Raw data:
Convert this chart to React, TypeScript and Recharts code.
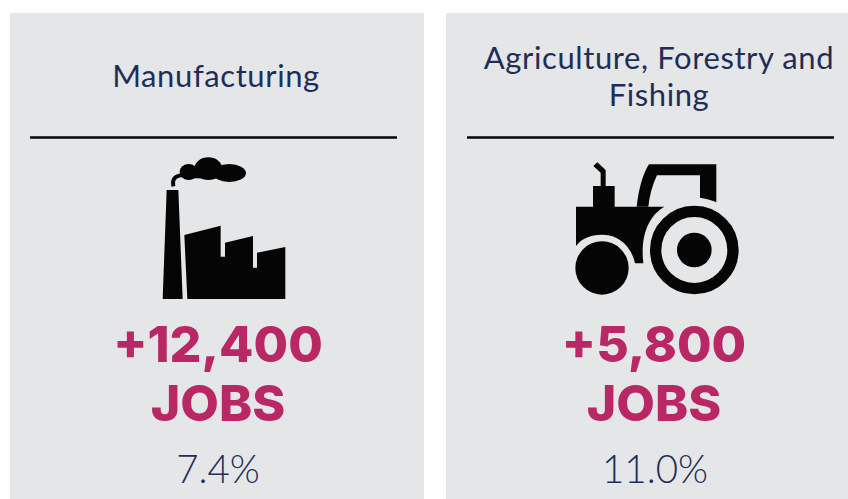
import React from 'react';
import { BarChart, Bar, XAxis, YAxis } from 'recharts';

const categories = ['Manufacturing', 'Agriculture, Forestry and Fishing'];
const titleLines = [['Manufacturing'], ['Agriculture, Forestry and', 'Fishing']];
const jobsAdded = [12400, 5800];
const jobsShare = [7.4, 11.0];
// every card fills the full height of the plot
const panelValues = [1, 1];

const data = categories.map((name, i) => ({
  name,
  lines: titleLines[i],
  jobs: jobsAdded[i],
  share: jobsShare[i],
  panel: panelValues[i],
}));

const FONT = 'Lato, sans-serif';
const HEAVY_FONT = 'Inter, Lato, sans-serif';
const NAVY = '#1f2e58';
const MAGENTA = '#b92765';

// icons are traced in 3x crop pixels, hence the scale(1/3)
const FactoryIcon = ({ x }: { x: number }) => (
  <g transform={`translate(${x + 140},145) scale(0.3333)`} fill="#050505">
    <path d="M50 135 H85 L98 462 H38 Z" />
    <path d="M103 270 L212 242 V335 H225 V293 L309 273 V368 H321 V323 L406 306 V462 H112 Z" />
    <path d="M70 124 C66 100 76 92 100 90" fill="none" stroke="#050505" strokeWidth={12} />
    <ellipse cx={116} cy={81} rx={27} ry={24} />
    <ellipse cx={175} cy={71} rx={42} ry={34} />
    <ellipse cx={238} cy={84} rx={50} ry={27} />
    <rect x={116} y={80} width={110} height={20} />
  </g>
);

const TractorIcon = ({ x }: { x: number }) => (
  <g transform={`translate(${x + 119},150) scale(0.3333)`} fill="#050505">
    <path d="M85 48 L97 37 L122 60 V108 H149 V170 H298 C255 195 225 250 235 340 H210 C200 290 160 252 110 254 C75 255 50 265 33 288 V170 H84 V108 H107 V68 Z" />
    <path d="M215 170 C222 110 235 70 252 43 H454 V157 C440 150 420 146 405 143 V76 H276 C262 105 253 140 250 170 Z" />
    <circle cx={388} cy={300} r={116} fill="none" stroke="#050505" strokeWidth={34} />
    <circle cx={388} cy={300} r={52} />
    <circle cx={111} cy={354} r={80} />
  </g>
);

const Card = (props: any) => {
  const { x, y, width, height, payload, index } = props;
  const cx = x + width / 2 - 1;
  const lines: string[] = payload.lines;
  const Icon = index === 0 ? FactoryIcon : TractorIcon;
  const firstBaseline = lines.length > 1 ? 69 : 87;
  return (
    <g>
      <rect x={x} y={y} width={width} height={height} fill="#e5e6e8" />
      {lines.map((line, i) => (
        <text key={line} x={cx + index * 7} y={firstBaseline + i * 37} textAnchor="middle" fontFamily={FONT} fontSize={31} letterSpacing={0.6} fill={NAVY}>
          {line}
        </text>
      ))}
      <line x1={x + 20 + index} x2={x + 387 + index} y1={137.5} y2={137.5} stroke="#050505" strokeWidth={2.5} />
      <Icon x={x} />
      <text x={cx + 2} y={362} textAnchor="middle" fontFamily={HEAVY_FONT} fontWeight={800} fontSize={50} fill={MAGENTA}>
        {'+' + payload.jobs.toLocaleString('en-US')}
      </text>
      <text x={cx + 2} y={421} textAnchor="middle" fontFamily={HEAVY_FONT} fontWeight={800} fontSize={50} fill={MAGENTA}>
        JOBS
      </text>
      <text x={cx + 2 + index} y={483} textAnchor="middle" fontFamily={FONT} fontWeight={300} fontSize={38.5} fill={NAVY}>
        {payload.share.toFixed(1) + '%'}
      </text>
    </g>
  );
};

export default function App() {
  return (
    <div style={{ position: 'absolute', left: 0, top: 0, width: 848, height: 499, overflow: 'hidden', background: '#fff' }}>
      <BarChart width={848} height={499} data={data} margin={{ top: 13, right: -23, bottom: 0, left: -1 }} barCategoryGap={11}>
        <XAxis dataKey="name" hide />
        <YAxis hide domain={[0, 1]} />
        <Bar dataKey="panel" shape={Card} isAnimationActive={false} />
      </BarChart>
    </div>
  );
}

Exercise prompt:
Extract all lines containing the word "React".

Exercise output:
Convert this chart to React, TypeScript and Recharts code.
import React from 'react';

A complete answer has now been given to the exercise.